● WHAT THE TASK ASKS
Using the data below, tally the lines that include the string "this". Only the number is wanted.

● INFORMATION GIVEN

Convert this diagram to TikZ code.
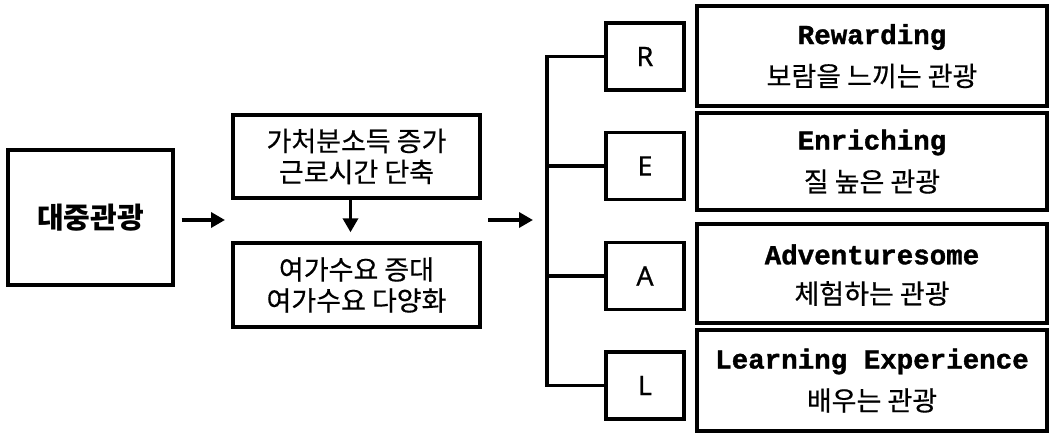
\documentclass[tikz,border=0pt]{standalone}
\usepackage{fontspec}
\setmainfont{Noto Sans CJK KR}
\newfontfamily\krfont[FakeBold=0.4]{Noto Sans CJK KR}
\newfontfamily\krbold{Noto Sans CJK KR}
\newfontfamily\latfont[FakeBold=0.6]{Noto Sans}
\newfontfamily\monofont[BoldFeatures={FakeBold=1.2}]{Liberation Mono}
\usetikzlibrary{arrows.meta}
\begin{document}
\begin{tikzpicture}[x=1pt,y=-1pt,
  box/.style={draw, line width=3.4pt, inner sep=0pt, align=center},
  link/.style={line width=3.4pt},
  arr/.style={line width=3.4pt, -{Triangle[length=14pt,width=15pt]}},
  kr/.style={font=\krfont\fontsize{27}{30}\selectfont},
  en/.style={font=\monofont\bfseries\fontsize{27.5}{30}\selectfont}
]
\useasboundingbox (0,0) rectangle (1050,433);
% left box
\node[box, minimum width=165pt, minimum height=135pt, font=\krbold\bfseries\fontsize{29}{32}\selectfont] (mass) at (90.5,217.5) {대중관광};
% middle boxes
\node[box, minimum width=247pt, minimum height=83pt, font=\krfont\fontsize{27}{31}\selectfont] (cause) at (356.5,156.5) {가처분소득 증가\\근로시간 단축};
\node[box, minimum width=247pt, minimum height=84pt, font=\krfont\fontsize{27}{31}\selectfont] (demand) at (356.5,285) {여가수요 증대\\여가수요 다양화};
% arrows
\coordinate (a1e) at (225,220);
\draw[arr] ([xshift=7pt]mass.east |- a1e) -- (a1e);
\draw[arr] ([xshift=-6pt]cause.south) -- ([xshift=-6pt,yshift=9pt]demand.north);
\coordinate (a2s) at (488,220);
\coordinate (a2e) at (533,220);
\draw[arr] (a2s) -- (a2e);
% letter boxes
\tikzset{letter/.style={box, minimum width=78pt, minimum height=67pt, font=\latfont\fontsize{27}{30}\selectfont}}
\node[letter] (R) at (645,56.5) {R};
\node[letter] (E) at (645,166) {E};
\node[letter] (A) at (645,276) {A};
\node[letter] (L) at (645,385.5) {L};
% bracket
\coordinate (btop) at (547,56.5);
\coordinate (bbot) at (547,385.5);
\draw[link, line join=miter] (R.west) -- (btop) -- (bbot) -- (L.west);
\draw[link] (E.west) -- (E.west -| btop);
\draw[link] (A.west) -- (A.west -| btop);
% right boxes
\tikzset{desc/.style={box, minimum width=350pt}}
\node[desc, minimum height=100pt] (dR) at (872,56) {};
\node[desc, minimum height=97pt] (dE) at (872,161.5) {};
\node[desc, minimum height=99pt] (dA) at (872,273.5) {};
\node[desc, minimum height=101pt] (dL) at (872,380.5) {};
\foreach \n/\e/\k in {dR/Rewarding/보람을 느끼는 관광, dE/Enriching/질 높은 관광, dA/Adventuresome/체험하는 관광, dL/Learning Experience/배우는 관광}{
  \node[en] (\n-en) at ([yshift=19pt]\n.center) {\e};
  \node[kr] (\n-kr) at ([yshift=-20pt]\n.center) {\k};
}
\end{tikzpicture}
\end{document}
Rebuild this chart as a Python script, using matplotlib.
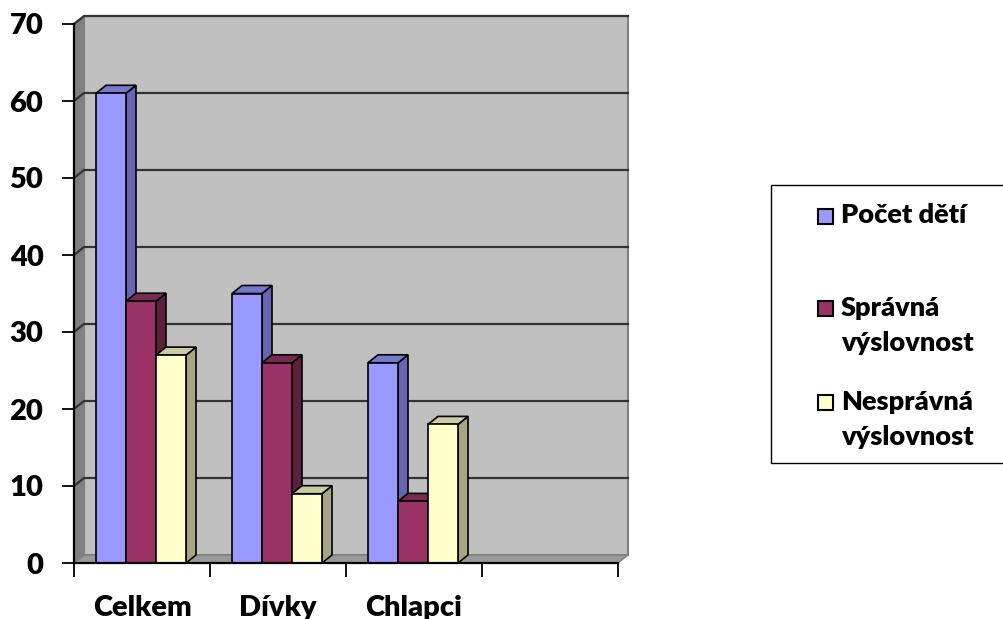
import matplotlib
matplotlib.use("Agg")
import matplotlib.pyplot as plt
from matplotlib.patches import Polygon, Rectangle

plt.rcParams['font.family'] = ['Lato', 'DejaVu Sans']
plt.rcParams['font.weight'] = 'heavy'

categories = ['Celkem', 'Dívky', 'Chlapci']
series = ['Počet dětí', 'Správná\nvýslovnost', 'Nesprávná\nvýslovnost']
pocet_deti = [61, 35, 26]
spravna = [34, 26, 8]
nespravna = [27, 9, 18]
values = [pocet_deti, spravna, nespravna]

# front, side, top face colours per series
front_cols = ['#9999ff', '#993366', '#ffffcc']
side_cols = ['#6666b0', '#5c1f3d', '#a6a685']
top_cols = ['#7878cc', '#7a2952', '#cccca3']

W, H = 1004, 619
fig = plt.figure(figsize=(W / 100, H / 100), dpi=100)
# front plane of the plot area in pixels
x0p, x1p, y0p, y1p = 74, 618, 563, 24
ax = fig.add_axes([x0p / W, 1 - y0p / H, (x1p - x0p) / W, (y0p - y1p) / H])
nslots = 4
ymax = 70
ax.set_xlim(0, nslots)
ax.set_ylim(0, ymax)

# depth offset of the 3d box, in data units
dx = 10 * nslots / (x1p - x0p)
dy = 8 * ymax / (y0p - y1p)

# walls and floor
ax.add_patch(Polygon([(dx, dy), (nslots + dx, dy), (nslots + dx, ymax + dy), (dx, ymax + dy)],
                     closed=True, facecolor='#c0c0c0', edgecolor='#808080', lw=1.5,
                     clip_on=False, zorder=0))
ax.add_patch(Polygon([(0, 0), (dx, dy), (dx, ymax + dy), (0, ymax)],
                     closed=True, facecolor='#808080', edgecolor='#808080', lw=1,
                     clip_on=False, zorder=0.5))
ax.add_patch(Polygon([(0, 0), (nslots, 0), (nslots + dx, dy), (dx, dy)],
                     closed=True, facecolor='#9a9a9a', edgecolor='#808080', lw=1,
                     clip_on=False, zorder=0.5))
for v in range(10, ymax + 1, 10):
    ax.plot([0, dx, nslots + dx], [v, v + dy, v + dy], color='#333333', lw=1.6,
            clip_on=False, zorder=1)

# bars with a top and side face
bw = 30 / 136
start = 22 / 136
for k in range(len(categories)):
    for s in range(len(series)):
        v = values[s][k]
        xl = k + start + s * bw
        xr = xl + bw
        ax.add_patch(Polygon([(xr, 0), (xr + dx, dy), (xr + dx, v + dy), (xr, v)],
                             closed=True, facecolor=side_cols[s], edgecolor='black',
                             lw=1.2, zorder=2 + s, clip_on=False))
        ax.add_patch(Polygon([(xl, v), (xr, v), (xr + dx, v + dy), (xl + dx, v + dy)],
                             closed=True, facecolor=top_cols[s], edgecolor='black',
                             lw=1.2, zorder=2 + s, clip_on=False))
        ax.add_patch(Rectangle((xl, 0), bw, v, facecolor=front_cols[s], edgecolor='black',
                               lw=1.2, zorder=2 + s, clip_on=False))

for sp in ['top', 'right']:
    ax.spines[sp].set_visible(False)
for sp in ['left', 'bottom']:
    ax.spines[sp].set_linewidth(1.6)
    ax.spines[sp].set_zorder(6)
ax.set_facecolor('none')

ax.set_yticks(range(0, ymax + 1, 10))
ax.tick_params(axis='y', length=9, width=1.3, pad=13, labelsize=21)
ax.set_xticks(range(nslots + 1))
ax.set_xticklabels([])
ax.tick_params(axis='x', which='major', length=10, width=1.3)
ax.set_xticks([k + 0.5 for k in range(len(categories))], minor=True)
ax.set_xticklabels(categories, minor=True, fontsize=21)
ax.tick_params(axis='x', which='minor', length=0, pad=23)

# legend box on the right
fig.patches.append(Rectangle((771 / W, 1 - 463 / H), 260 / W, 278 / H, transform=fig.transFigure,
                             facecolor='white', edgecolor='black', lw=1))
leg_base = [223, 316, 410]
leg_sq = [216, 308, 402]
for s in range(len(series)):
    fig.patches.append(Rectangle((818 / W, 1 - (leg_sq[s] + 7.5) / H), 15 / W, 15 / H,
                                 transform=fig.transFigure, facecolor=front_cols[s],
                                 edgecolor='black', lw=1.5))
    fig.text(841 / W, 1 - (leg_base[s] - 20) / H, series[s], fontsize=19.5, va='top',
             ha='left', linespacing=1.57)

fig.savefig('out.png', dpi=100)
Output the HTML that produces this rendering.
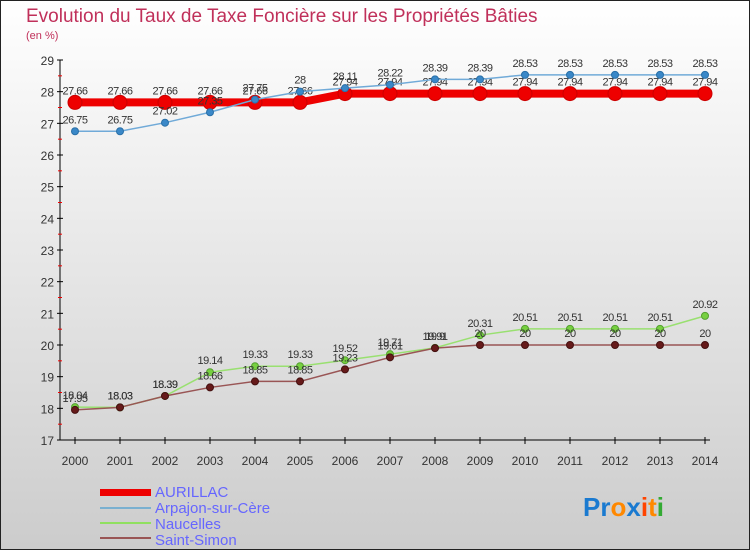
<!DOCTYPE html>
<html><head><meta charset="utf-8"><style>
body{margin:0}
#wrap{position:relative;width:750px;height:550px;overflow:hidden;background:linear-gradient(#ffffff,#cccccc);font-family:"Liberation Sans",sans-serif}
svg{position:absolute;left:0;top:0}
</style></head><body>
<div id="wrap">
<svg id="s" width="750" height="550">
<rect x="0.5" y="0.5" width="749" height="549" fill="none" stroke="#222" stroke-width="1"/>
<text x="26" y="22" font-size="19" fill="#c0305a">Evolution du Taux de Taxe Foncière sur les Propriétés Bâties</text>
<text x="26" y="39" font-size="11" fill="#c0305a">(en %)</text>
<g>
<rect x="100" y="489" width="51" height="7" fill="#ee0000"/>
<text x="155" y="497" font-size="15" fill="#6666ff">AURILLAC</text>
<rect x="100" y="507" width="51" height="2" fill="#7ab0d0"/>
<text x="155" y="513" font-size="15" fill="#6666ff">Arpajon-sur-Cère</text>
<rect x="100" y="522" width="51" height="2" fill="#90e060"/>
<text x="155" y="529" font-size="15" fill="#6666ff">Naucelles</text>
<rect x="100" y="537" width="51" height="2" fill="#995555"/>
<text x="155" y="545" font-size="15" fill="#6666ff">Saint-Simon</text>
</g>
<g font-size="26" font-weight="bold">
<text x="583" y="516"><tspan fill="#1a7ad0">Pr</tspan><tspan fill="#ff8800">o</tspan><tspan fill="#1a7ad0">x</tspan><tspan fill="#ff4400">i</tspan><tspan fill="#ff8800">t</tspan><tspan fill="#33aa33">i</tspan></text>
</g>
</svg>
</div>
<script>
const years=[2000,2001,2002,2003,2004,2005,2006,2007,2008,2009,2010,2011,2012,2013,2014];
const aurillac=[27.66,27.66,27.66,27.66,27.66,27.66,27.94,27.94,27.94,27.94,27.94,27.94,27.94,27.94,27.94];
const arpajon=[26.75,26.75,27.02,27.35,27.75,28,28.11,28.22,28.39,28.39,28.53,28.53,28.53,28.53,28.53];
const naucelles=[18.04,18.03,18.39,19.14,19.33,19.33,19.52,19.71,19.91,20.31,20.51,20.51,20.51,20.51,20.92];
const saintSimon=[17.95,18.03,18.39,18.66,18.85,18.85,19.23,19.61,19.9,20,20,20,20,20,20];
const yTicks=[17,18,19,20,21,22,23,24,25,26,27,28,29];
const NS="http://www.w3.org/2000/svg";
const svg=document.getElementById('s');
const X=i=>75+i*45;
const Y=v=>60+(29-v)*(380/12);
function mk(t,a,p){const e=document.createElementNS(NS,t);for(const k in a)e.setAttribute(k,a[k]);(p||svg).appendChild(e);return e;}
const ax=mk('g',{});


mk('line',{x1:60,y1:60,x2:60,y2:440,stroke:'#000'},ax);
mk('line',{x1:60,y1:440,x2:710,y2:440,stroke:'#000'},ax);
yTicks.forEach(v=>{
  mk('line',{x1:57,y1:Y(v),x2:63,y2:Y(v),stroke:'#000'},ax);
  if(v<29) mk('line',{x1:58,y1:Y(v+0.5),x2:62,y2:Y(v+0.5),stroke:'#e00'},ax);
  const t=mk('text',{x:54,y:Y(v)+5,'font-size':12,fill:'#333','text-anchor':'end'},ax);
  t.textContent=v;
  
  
});
years.forEach((yr,i)=>{
  mk('line',{x1:X(i),y1:437,x2:X(i),y2:444,stroke:'#000'},ax);
  const t=mk('text',{x:X(i),y:465,'font-size':12,fill:'#333','text-anchor':'middle'},ax);
  t.textContent=yr;
  
  
});
function series(vals,name,color,w,r,dot,stroke){
  const g=mk('g',{});
  
  
  mk('polyline',{points:vals.map((v,i)=>X(i)+','+Y(v)).join(' '),fill:'none',stroke:color,'stroke-width':w},g);
  vals.forEach((v,i)=>{
    const c=mk('circle',{cx:X(i),cy:Y(v),r:r,fill:dot,stroke:stroke,'stroke-width':1},g);
    
    
    const t=mk('text',{x:X(i),y:Y(v)-8,'font-size':11,fill:'#333','text-anchor':'middle','letter-spacing':'-0.5'},g);
    t.textContent=v;
    
    
  });
}
series(aurillac,'aurillac','#ee0000',8,7,'#ee0000','#cc0000');
series(arpajon,'arpajon','#70aad8',1.5,3.5,'#3a88c8','#2a70a8');
series(naucelles,'naucelles','#99e070',1.5,3.5,'#77d040','#55a030');
series(saintSimon,'saint-simon','#995555',1.5,3.5,'#661a1a','#441010');
</script>
</body></html>
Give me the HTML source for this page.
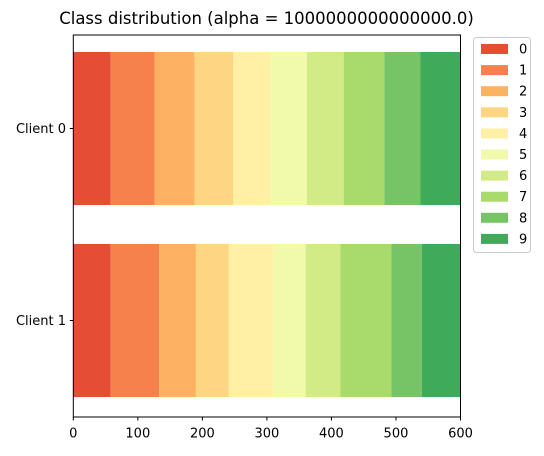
<!DOCTYPE html>
<html><head><meta charset="utf-8"><style>
body{margin:0;background:#fff;font-family:"Liberation Sans","DejaVu Sans",sans-serif;}
</style></head><body>
<svg id="chart" width="544" height="451" xmlns="http://www.w3.org/2000/svg" font-family="DejaVu Sans, Liberation Sans, sans-serif">
<text x="266.5" y="24" text-anchor="middle" font-size="16.5">Class distribution (alpha = 1000000000000000.0)</text>
<g id="bars"></g>
<rect x="73.3" y="35" width="387.2" height="382" fill="none" stroke="#000" stroke-width="1"/>
<g id="axes"></g>
<g id="legend"></g>
</svg>
<script>
const clients = ["Client 0", "Client 1"];
const classes = ["0","1","2","3","4","5","6","7","8","9"];
const client0 = [58,68,62,60,58,56,57,63,56,62];
const client1 = [58,75,57,51,69,50,54,79,47,60];
const xTicks = [0,100,200,300,400,500,600];
const colors = ["#e54e35","#f7814c","#fdb163","#fed683","#fff0a6","#f1f9ab","#d3eb87","#a9da6c","#76c465","#3faa59"];
const series = [client0, client1];
const NS="http://www.w3.org/2000/svg";
const x0=73.3, x1=460.5, xMax=600;
const sx=v=>x0+(v/xMax)*(x1-x0);
const rowCenter=[128.5,320.5], barH=153;
const bars=document.getElementById('bars');
series.forEach((vals,ci)=>{
  let acc=0;
  vals.forEach((v,k)=>{
    const r=document.createElementNS(NS,'rect');
    r.setAttribute('x',sx(acc));r.setAttribute('width',sx(acc+v)-sx(acc));
    r.setAttribute('y',rowCenter[ci]-barH/2);r.setAttribute('height',barH);
    r.setAttribute('fill',colors[k]);
    
    
    bars.appendChild(r);acc+=v;
  });
});
const axes=document.getElementById('axes');
xTicks.forEach(t=>{
  const l=document.createElementNS(NS,'line');
  l.setAttribute('x1',sx(t));l.setAttribute('x2',sx(t));l.setAttribute('y1',417);l.setAttribute('y2',420.5);l.setAttribute('stroke','#000');
  
  
  axes.appendChild(l);
  const tx=document.createElementNS(NS,'text');
  tx.setAttribute('x',sx(t));tx.setAttribute('y',437.5);tx.setAttribute('text-anchor','middle');tx.setAttribute('font-size','13');
  tx.textContent=t;
  
  
  axes.appendChild(tx);
});
clients.forEach((c,i)=>{
  const l=document.createElementNS(NS,'line');
  l.setAttribute('x1',69.8);l.setAttribute('x2',73.3);l.setAttribute('y1',rowCenter[i]);l.setAttribute('y2',rowCenter[i]);l.setAttribute('stroke','#000');
  
  
  axes.appendChild(l);
  const tx=document.createElementNS(NS,'text');
  tx.setAttribute('x',66);tx.setAttribute('y',rowCenter[i]+4.5);tx.setAttribute('text-anchor','end');tx.setAttribute('font-size','13');
  tx.textContent=c;
  
  
  axes.appendChild(tx);
});
const lg=document.getElementById('legend');
const box=document.createElementNS(NS,'rect');
box.setAttribute('x',473.5);box.setAttribute('y',37.5);box.setAttribute('width',57);box.setAttribute('height',215);box.setAttribute('rx',3);
box.setAttribute('fill','#fff');box.setAttribute('stroke','#ccc');


lg.appendChild(box);
classes.forEach((c,k)=>{
  const y=44+k*21.1;
  const r=document.createElementNS(NS,'rect');
  r.setAttribute('x',481);r.setAttribute('y',y);r.setAttribute('width',27);r.setAttribute('height',10);r.setAttribute('fill',colors[k]);
  
  
  lg.appendChild(r);
  const t=document.createElementNS(NS,'text');
  t.setAttribute('x',519);t.setAttribute('y',y+9.5);t.setAttribute('font-size','13');t.textContent=c;
  
  
  lg.appendChild(t);
});
</script>
</body></html>
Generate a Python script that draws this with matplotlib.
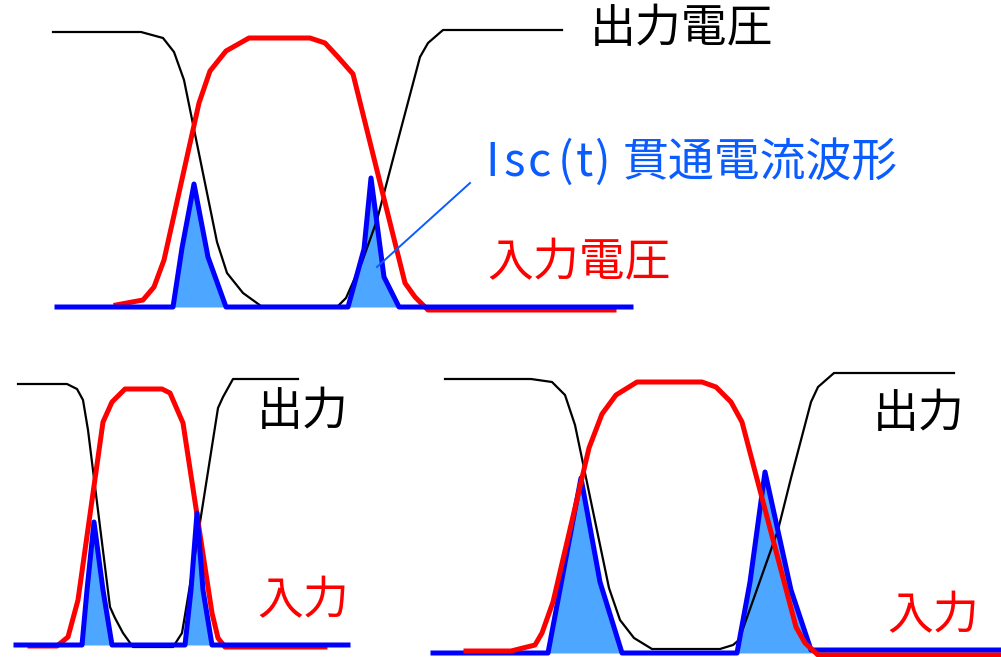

● THE REPLY
5